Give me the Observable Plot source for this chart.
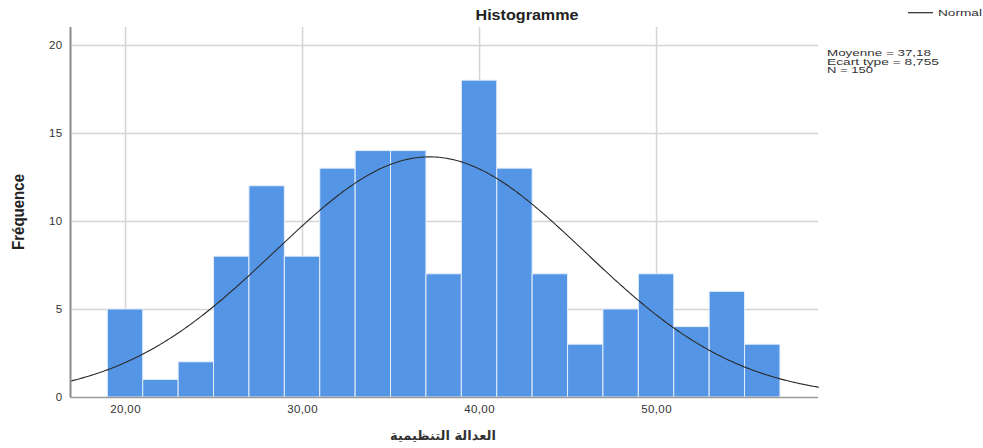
<!DOCTYPE html>
<html><head><meta charset="utf-8">
<script src="https://cdn.jsdelivr.net/npm/d3@7"></script>
<script src="https://cdn.jsdelivr.net/npm/@observablehq/plot@0.6"></script>
<style>
body{margin:0;background:#fff;}
#chart{position:relative;width:983px;height:448px;}
</style>
</head><body><div id="chart"></div>
<script>
// Data
const binStarts = [19,21,23,25,27,29,31,33,35,37,39,41,43,45,47,49,51,53,55];
const binWidth = 2;
const counts = [5,1,2,8,12,8,13,14,14,7,18,13,7,3,5,7,4,6,3];
const xTicks = [20,30,40,50];
const xTickLabels = ["20,00","30,00","40,00","50,00"];
const yTicks = [0,5,10,15,20];
const mean = 37.18, sd = 8.755, N = 150;
const statLines = ["Moyenne = 37,18","Ecart type = 8,755","N = 150"];
const titleText = "Histogramme";
const xLabel = "العدالة التنظيمية";
const yLabel = "Fréquence";
const legendLabel = "Normal";

const bars = binStarts.map((s,i)=>({x1:s, x2:s+binWidth, y:counts[i]}));
const xDomain = [16.89, 59.15];
const curve = d3.range(0, 401).map(i => {
  const x = xDomain[0] + (xDomain[1]-xDomain[0])*i/400;
  const z = (x-mean)/sd;
  return {x, y: N*binWidth*Math.exp(-0.5*z*z)/(sd*Math.sqrt(2*Math.PI))};
});

const W = 983, H = 448, mL = 70, mR = 165, mT = 27, mB = 51;
const plot = Plot.plot({
  width: W, height: H,
  marginLeft: mL, marginRight: mR, marginTop: mT, marginBottom: mB,
  style: {fontFamily: "'Liberation Sans', Arial, sans-serif", fontSize: "11.5px", color: "#333", background: "white", letterSpacing: "0.4px"},
  x: {domain: xDomain, ticks: xTicks, tickFormat: (d)=>xTickLabels[xTicks.indexOf(d)], tickSize: 0, tickPadding: 7, label: null},
  y: {domain: [0, 21.02], ticks: yTicks, tickSize: 0, tickPadding: 8, label: null},
  marks: [
    Plot.gridX(xTicks, {stroke: "#d4d4d4", strokeOpacity: 1, strokeWidth: 1.5}),
    Plot.gridY(yTicks.filter(d=>d>0), {stroke: "#d4d4d4", strokeOpacity: 1, strokeWidth: 1.5}),
    Plot.rectY(bars, {x1: "x1", x2: "x2", y: "y", fill: "#5595e5", stroke: "#e4eefb", strokeWidth: 1}),
    Plot.line(curve, {x: "x", y: "y", stroke: "#2a2a2a", strokeWidth: 1.1}),
    Plot.ruleY([0], {stroke: "#9a9a9a", strokeWidth: 1.5}),
    Plot.ruleX([xDomain[0]], {stroke: "#8a8a8a", strokeWidth: 2})
  ]
});
document.getElementById("chart").appendChild(plot);

const svg = d3.select(plot);
const sans = "'Liberation Sans', Arial, sans-serif";
// Title
svg.append("text").attr("x", 527).attr("y", 20).attr("text-anchor","middle").style("letter-spacing","0px")
  .attr("font-family", sans).attr("font-weight","bold").attr("font-size","15px")
  .attr("textLength", 103).attr("lengthAdjust","spacingAndGlyphs").attr("fill","#222").text(titleText);
// Y label
svg.append("text").attr("transform","translate(24,212) rotate(-90)").attr("text-anchor","middle").style("letter-spacing","0px")
  .attr("font-family", sans).attr("font-weight","bold").attr("font-size","17px")
  .attr("textLength", 76).attr("lengthAdjust","spacingAndGlyphs").attr("fill","#222").text(yLabel);
// X label
svg.append("text").attr("x", 443).attr("y", 440).attr("text-anchor","middle").style("letter-spacing","0px")
  .attr("font-family","'DejaVu Sans', sans-serif").attr("font-weight","bold").attr("font-size","13px").attr("fill","#333").text(xLabel);
// Legend
svg.append("line").attr("x1", 908).attr("x2", 933).attr("y1", 12.7).attr("y2", 12.7).attr("stroke","#2a2a2a").attr("stroke-width",1.2);
svg.append("text").attr("transform", "translate(938,15.8) scale(1,0.64)").attr("text-anchor","start").style("letter-spacing","0px")
  .attr("font-family", sans).attr("font-size","13.5px")
  .attr("textLength", 44).attr("lengthAdjust","spacingAndGlyphs").attr("fill","#333").text(legendLabel);
// Stats
const statWidths = [104, 112, 46];
statLines.forEach((t,i)=>{
  svg.append("text").attr("transform", `translate(827,${56.3 + i*8.4}) scale(1,0.66)`).attr("text-anchor","start").style("letter-spacing","0px")
    .attr("font-family", sans).attr("font-size","13.6px")
    .attr("textLength", statWidths[i]).attr("lengthAdjust","spacingAndGlyphs").attr("fill","#333").text(t);
});
</script>
</body></html>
☆ ☆ ☆ ☆ ☆ ☆ ☆
● Problem details: The listing above needs to be output again exactly. Don't include the pictures.

● Response to the task:
Give me the Observable Plot source for this chart.
<!DOCTYPE html>
<html><head><meta charset="utf-8">
<script src="https://cdn.jsdelivr.net/npm/d3@7"></script>
<script src="https://cdn.jsdelivr.net/npm/@observablehq/plot@0.6"></script>
<style>
body{margin:0;background:#fff;}
#chart{position:relative;width:983px;height:448px;}
</style>
</head><body><div id="chart"></div>
<script>
// Data
const binStarts = [19,21,23,25,27,29,31,33,35,37,39,41,43,45,47,49,51,53,55];
const binWidth = 2;
const counts = [5,1,2,8,12,8,13,14,14,7,18,13,7,3,5,7,4,6,3];
const xTicks = [20,30,40,50];
const xTickLabels = ["20,00","30,00","40,00","50,00"];
const yTicks = [0,5,10,15,20];
const mean = 37.18, sd = 8.755, N = 150;
const statLines = ["Moyenne = 37,18","Ecart type = 8,755","N = 150"];
const titleText = "Histogramme";
const xLabel = "العدالة التنظيمية";
const yLabel = "Fréquence";
const legendLabel = "Normal";

const bars = binStarts.map((s,i)=>({x1:s, x2:s+binWidth, y:counts[i]}));
const xDomain = [16.89, 59.15];
const curve = d3.range(0, 401).map(i => {
  const x = xDomain[0] + (xDomain[1]-xDomain[0])*i/400;
  const z = (x-mean)/sd;
  return {x, y: N*binWidth*Math.exp(-0.5*z*z)/(sd*Math.sqrt(2*Math.PI))};
});

const W = 983, H = 448, mL = 70, mR = 165, mT = 27, mB = 51;
const plot = Plot.plot({
  width: W, height: H,
  marginLeft: mL, marginRight: mR, marginTop: mT, marginBottom: mB,
  style: {fontFamily: "'Liberation Sans', Arial, sans-serif", fontSize: "11.5px", color: "#333", background: "white", letterSpacing: "0.4px"},
  x: {domain: xDomain, ticks: xTicks, tickFormat: (d)=>xTickLabels[xTicks.indexOf(d)], tickSize: 0, tickPadding: 7, label: null},
  y: {domain: [0, 21.02], ticks: yTicks, tickSize: 0, tickPadding: 8, label: null},
  marks: [
    Plot.gridX(xTicks, {stroke: "#d4d4d4", strokeOpacity: 1, strokeWidth: 1.5}),
    Plot.gridY(yTicks.filter(d=>d>0), {stroke: "#d4d4d4", strokeOpacity: 1, strokeWidth: 1.5}),
    Plot.rectY(bars, {x1: "x1", x2: "x2", y: "y", fill: "#5595e5", stroke: "#e4eefb", strokeWidth: 1}),
    Plot.line(curve, {x: "x", y: "y", stroke: "#2a2a2a", strokeWidth: 1.1}),
    Plot.ruleY([0], {stroke: "#9a9a9a", strokeWidth: 1.5}),
    Plot.ruleX([xDomain[0]], {stroke: "#8a8a8a", strokeWidth: 2})
  ]
});
document.getElementById("chart").appendChild(plot);

const svg = d3.select(plot);
const sans = "'Liberation Sans', Arial, sans-serif";
// Title
svg.append("text").attr("x", 527).attr("y", 20).attr("text-anchor","middle").style("letter-spacing","0px")
  .attr("font-family", sans).attr("font-weight","bold").attr("font-size","15px")
  .attr("textLength", 103).attr("lengthAdjust","spacingAndGlyphs").attr("fill","#222").text(titleText);
// Y label
svg.append("text").attr("transform","translate(24,212) rotate(-90)").attr("text-anchor","middle").style("letter-spacing","0px")
  .attr("font-family", sans).attr("font-weight","bold").attr("font-size","17px")
  .attr("textLength", 76).attr("lengthAdjust","spacingAndGlyphs").attr("fill","#222").text(yLabel);
// X label
svg.append("text").attr("x", 443).attr("y", 440).attr("text-anchor","middle").style("letter-spacing","0px")
  .attr("font-family","'DejaVu Sans', sans-serif").attr("font-weight","bold").attr("font-size","13px").attr("fill","#333").text(xLabel);
// Legend
svg.append("line").attr("x1", 908).attr("x2", 933).attr("y1", 12.7).attr("y2", 12.7).attr("stroke","#2a2a2a").attr("stroke-width",1.2);
svg.append("text").attr("transform", "translate(938,15.8) scale(1,0.64)").attr("text-anchor","start").style("letter-spacing","0px")
  .attr("font-family", sans).attr("font-size","13.5px")
  .attr("textLength", 44).attr("lengthAdjust","spacingAndGlyphs").attr("fill","#333").text(legendLabel);
// Stats
const statWidths = [104, 112, 46];
statLines.forEach((t,i)=>{
  svg.append("text").attr("transform", `translate(827,${56.3 + i*8.4}) scale(1,0.66)`).attr("text-anchor","start").style("letter-spacing","0px")
    .attr("font-family", sans).attr("font-size","13.6px")
    .attr("textLength", statWidths[i]).attr("lengthAdjust","spacingAndGlyphs").attr("fill","#333").text(t);
});
</script>
</body></html>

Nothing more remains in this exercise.